Officials in Wellington said the changes would improve the disclosure and registration of foreign trusts, as well as strengthening anti-money laundering rules.
"The changes to the foreign trust rules are a matter that the government intends to move quickly on," Finance Minister Bill English said.
The unprecedented leak in April of 11.5 million files from Panama-based law firm Mossack Fonseca revealed how wealthy individuals use anonymous offshore entities to hide their assets.
New Zealand was referenced more than 60,000 times in the documents, according to local media given access to the material before it was made public.
Prime Minister John Key initially dismissed any concerns, saying the Organisation for Economic Co-operation and Development (OECD) gave New Zealand's tax laws "a clean bill of health" in 2013.
However, he ordered a review a few days later after coming under increasing pressure.

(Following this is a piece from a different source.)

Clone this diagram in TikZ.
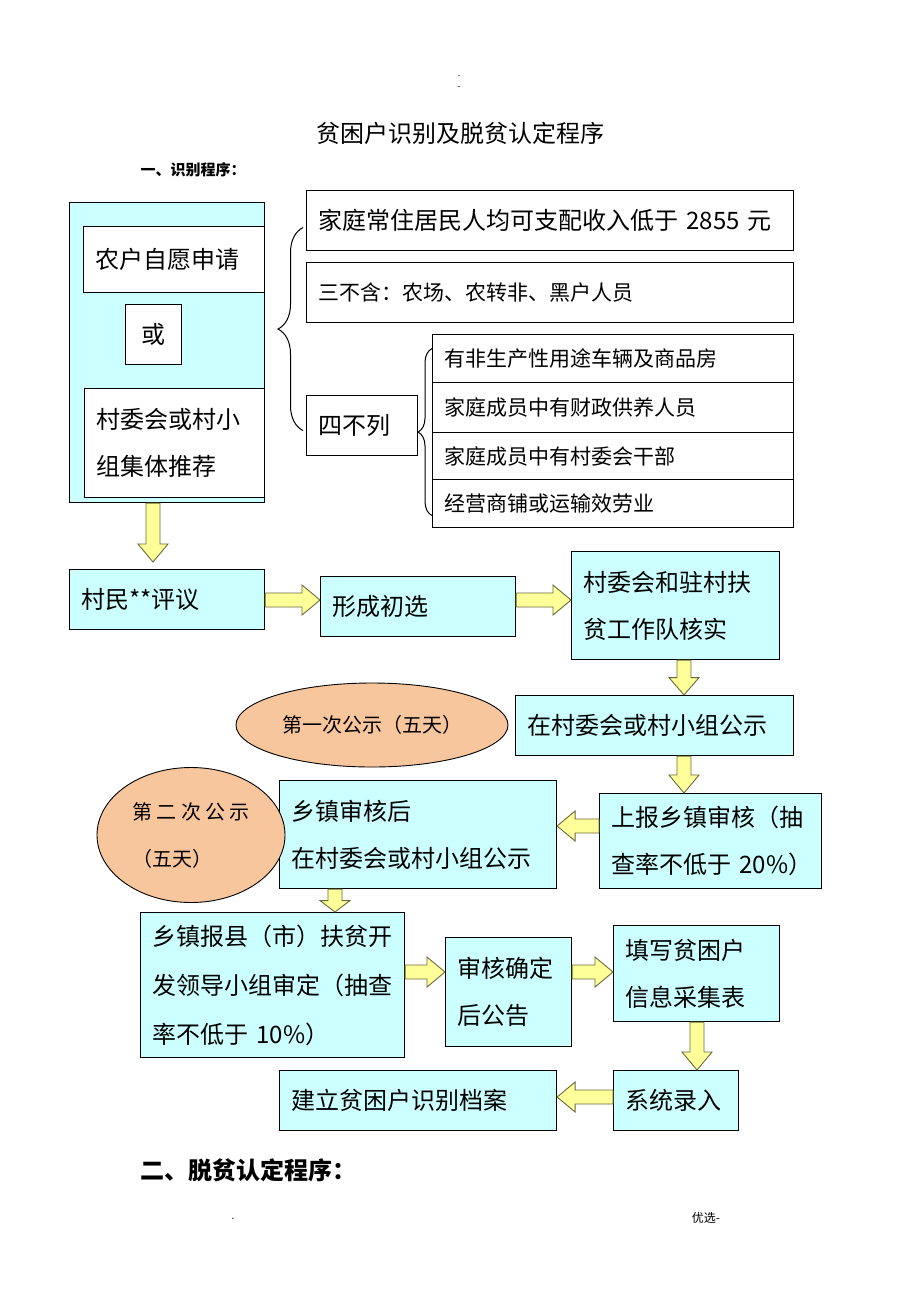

The review, released last month, found it was "reasonable to conclude that illicit funds are being hidden in New Zealand foreign trusts".
It said that while it was inaccurate to describe New Zealand as a tax haven, tightening the rules would help maintain the country's reputation for probity.
Under the changes, a database will be set up allowing police and tax officials to search for details of foreign trusts and their beneficiaries.
The opposition Labour Party welcomed what it termed a U-turn on disclosure by Key but said the database should also be open to the public and New Zealand's tax partners.
"This does nothing to assist foreign tax authorities uncover fraud or tax evasion from the global mega-rich using New Zealand foreign trust structures," Labour finance spokesman Grant Robertson said.
New Zealand is part of a 36-nation taskforce set up to share intelligence on combating tax avoidance.
The taskforce met over the weekend in Paris and said in a statement it had made "excellent progress" in identifying taxpayers and their advisers for further investigation.